"Peste et choléra" : Patrick Deville réveille un génie
Lorsque Patrick Deville nous présente Alexandre Yersin, c'est déjà un vieux monsieur, "presque chauve, la barbe blanche et l'oeil bleu". Qui s'apprête à quitter la France par le dernier avion autorisé à décoller du Bourget avant que la Wehrmacht n'en prenne le contrôle. Yersin rentre chez lui, dans son deuxième pays, à Nha Trang, en Indochine. Il y mourra quelques années plus tard, pendant l'occupation japonaise.
Au soir de sa vie, il est temps de revenir sur ce destin en cinémascope. Touche à tout de génie, auteur de quelques unes des plus grandes découvertes scientifiques de l’histoire, Yersin n'en a jamais fait qu'à sa tête. Quitte à s'égarer, revenir sur ses pas, reprendre à zéro. "L’histoire de la science, c’est le fruit de lacis de voies sans issues, une compilation d’échecs" écrit Deville. Son sujet est un zappeur avant l'heure, incapable de demi-mesure, forcément le meilleur dès qu'il s'immerge dans une nouvelle discipline.
Et nous voilà promenés entre l'Europe et l'Asie, dans des forêts vierges ou des terres ravagées par les épidémies. Deville n'en rajoute pas. Aucun dialogue inventé, rien de superflu, l'invraisemblable destin de Yersin se suffit à lui-même. "S'il n'y avait pas de difficiltés à vaincre, il n'y aurait pas de plaisir" résume l'aventurier dans ses correspondances. On se régale à le suivre. Tout est vrai. Et tellement romanesque.

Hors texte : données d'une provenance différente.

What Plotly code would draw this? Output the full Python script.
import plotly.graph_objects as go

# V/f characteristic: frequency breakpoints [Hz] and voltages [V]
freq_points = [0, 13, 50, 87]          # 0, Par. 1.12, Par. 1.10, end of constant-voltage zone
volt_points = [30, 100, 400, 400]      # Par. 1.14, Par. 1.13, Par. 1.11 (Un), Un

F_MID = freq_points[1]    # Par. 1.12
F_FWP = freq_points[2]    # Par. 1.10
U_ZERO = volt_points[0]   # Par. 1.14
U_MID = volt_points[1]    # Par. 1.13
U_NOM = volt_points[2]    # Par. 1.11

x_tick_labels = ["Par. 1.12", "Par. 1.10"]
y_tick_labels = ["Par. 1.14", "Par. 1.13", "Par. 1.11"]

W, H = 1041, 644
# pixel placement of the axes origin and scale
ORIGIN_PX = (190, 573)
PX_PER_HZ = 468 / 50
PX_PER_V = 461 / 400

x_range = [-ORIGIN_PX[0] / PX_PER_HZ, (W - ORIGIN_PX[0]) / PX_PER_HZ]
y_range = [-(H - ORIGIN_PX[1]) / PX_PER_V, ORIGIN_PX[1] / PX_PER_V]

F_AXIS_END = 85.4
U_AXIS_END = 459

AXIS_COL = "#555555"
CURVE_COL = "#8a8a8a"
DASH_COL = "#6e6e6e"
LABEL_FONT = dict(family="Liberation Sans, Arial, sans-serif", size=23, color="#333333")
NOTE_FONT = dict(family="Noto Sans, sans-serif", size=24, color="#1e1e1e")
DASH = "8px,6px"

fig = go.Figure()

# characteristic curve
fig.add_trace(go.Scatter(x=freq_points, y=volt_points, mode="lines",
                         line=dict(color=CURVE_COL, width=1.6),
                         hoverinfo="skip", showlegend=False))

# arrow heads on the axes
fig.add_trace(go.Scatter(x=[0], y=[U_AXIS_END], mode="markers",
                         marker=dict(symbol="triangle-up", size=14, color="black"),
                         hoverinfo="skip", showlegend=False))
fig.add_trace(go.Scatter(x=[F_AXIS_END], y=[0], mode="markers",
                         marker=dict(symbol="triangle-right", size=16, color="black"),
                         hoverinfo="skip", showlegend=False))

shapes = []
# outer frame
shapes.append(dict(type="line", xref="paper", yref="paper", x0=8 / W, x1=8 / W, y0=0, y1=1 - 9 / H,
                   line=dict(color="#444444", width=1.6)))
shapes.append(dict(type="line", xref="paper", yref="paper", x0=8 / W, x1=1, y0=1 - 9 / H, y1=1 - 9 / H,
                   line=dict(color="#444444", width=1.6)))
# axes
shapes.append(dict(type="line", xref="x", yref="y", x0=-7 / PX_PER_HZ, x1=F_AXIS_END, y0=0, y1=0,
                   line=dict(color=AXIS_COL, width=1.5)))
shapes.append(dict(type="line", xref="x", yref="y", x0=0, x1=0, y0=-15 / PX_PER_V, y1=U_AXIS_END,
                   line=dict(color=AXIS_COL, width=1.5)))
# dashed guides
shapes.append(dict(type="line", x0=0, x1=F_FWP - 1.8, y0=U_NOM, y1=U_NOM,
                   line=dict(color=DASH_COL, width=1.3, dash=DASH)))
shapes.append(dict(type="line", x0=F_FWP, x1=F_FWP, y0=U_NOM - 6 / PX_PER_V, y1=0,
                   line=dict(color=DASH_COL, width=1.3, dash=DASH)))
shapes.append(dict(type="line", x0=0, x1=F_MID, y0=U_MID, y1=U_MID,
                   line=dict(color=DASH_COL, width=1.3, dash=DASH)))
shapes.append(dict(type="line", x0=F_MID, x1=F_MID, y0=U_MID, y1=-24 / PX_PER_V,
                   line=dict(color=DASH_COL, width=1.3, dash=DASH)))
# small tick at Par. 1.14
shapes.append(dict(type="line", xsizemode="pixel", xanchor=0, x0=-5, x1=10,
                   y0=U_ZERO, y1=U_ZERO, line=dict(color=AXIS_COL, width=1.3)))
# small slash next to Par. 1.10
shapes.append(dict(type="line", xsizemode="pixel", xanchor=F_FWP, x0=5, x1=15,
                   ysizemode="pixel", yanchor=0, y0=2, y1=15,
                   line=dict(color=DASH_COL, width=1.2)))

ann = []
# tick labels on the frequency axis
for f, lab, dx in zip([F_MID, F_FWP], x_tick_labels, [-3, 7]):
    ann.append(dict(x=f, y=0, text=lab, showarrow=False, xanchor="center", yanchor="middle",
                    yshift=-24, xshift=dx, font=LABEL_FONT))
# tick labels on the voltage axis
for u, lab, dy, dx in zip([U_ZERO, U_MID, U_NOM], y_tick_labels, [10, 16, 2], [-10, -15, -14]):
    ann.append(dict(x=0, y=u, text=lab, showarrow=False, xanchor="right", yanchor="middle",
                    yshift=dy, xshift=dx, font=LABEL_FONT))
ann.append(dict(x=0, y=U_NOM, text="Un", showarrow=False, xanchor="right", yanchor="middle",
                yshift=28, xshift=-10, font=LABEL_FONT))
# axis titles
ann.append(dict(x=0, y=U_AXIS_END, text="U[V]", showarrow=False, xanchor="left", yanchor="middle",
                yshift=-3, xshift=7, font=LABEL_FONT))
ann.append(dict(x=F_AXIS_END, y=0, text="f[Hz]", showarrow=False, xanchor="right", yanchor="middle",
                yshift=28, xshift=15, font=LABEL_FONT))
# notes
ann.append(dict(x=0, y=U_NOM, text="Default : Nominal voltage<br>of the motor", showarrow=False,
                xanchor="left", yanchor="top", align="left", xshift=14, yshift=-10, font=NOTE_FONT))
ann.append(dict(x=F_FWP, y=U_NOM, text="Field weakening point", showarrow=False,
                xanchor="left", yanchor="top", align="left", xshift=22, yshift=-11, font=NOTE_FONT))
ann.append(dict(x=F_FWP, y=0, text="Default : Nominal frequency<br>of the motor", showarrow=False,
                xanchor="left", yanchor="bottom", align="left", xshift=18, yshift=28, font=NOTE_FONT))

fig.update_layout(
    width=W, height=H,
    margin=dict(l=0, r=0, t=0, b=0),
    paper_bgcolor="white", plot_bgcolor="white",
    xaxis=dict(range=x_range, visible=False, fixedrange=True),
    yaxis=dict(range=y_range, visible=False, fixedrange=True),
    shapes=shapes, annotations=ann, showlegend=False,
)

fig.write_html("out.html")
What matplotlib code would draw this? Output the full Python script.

L'écriture de Deville est affûtée, ramenée à l'essentiel. Ce récit vif, nerveux, précis, n'est jamais roboratif. Et pourtant, il s'en passe des choses avec Yersin. Une idée chasse l'autre, un projet cache toujours un suivant. Mais Deville fait régner l'ordre dans ce grand déballage. Yersin est mort en 1943. Il a trouvé un romancier-biographe à sa hauteur.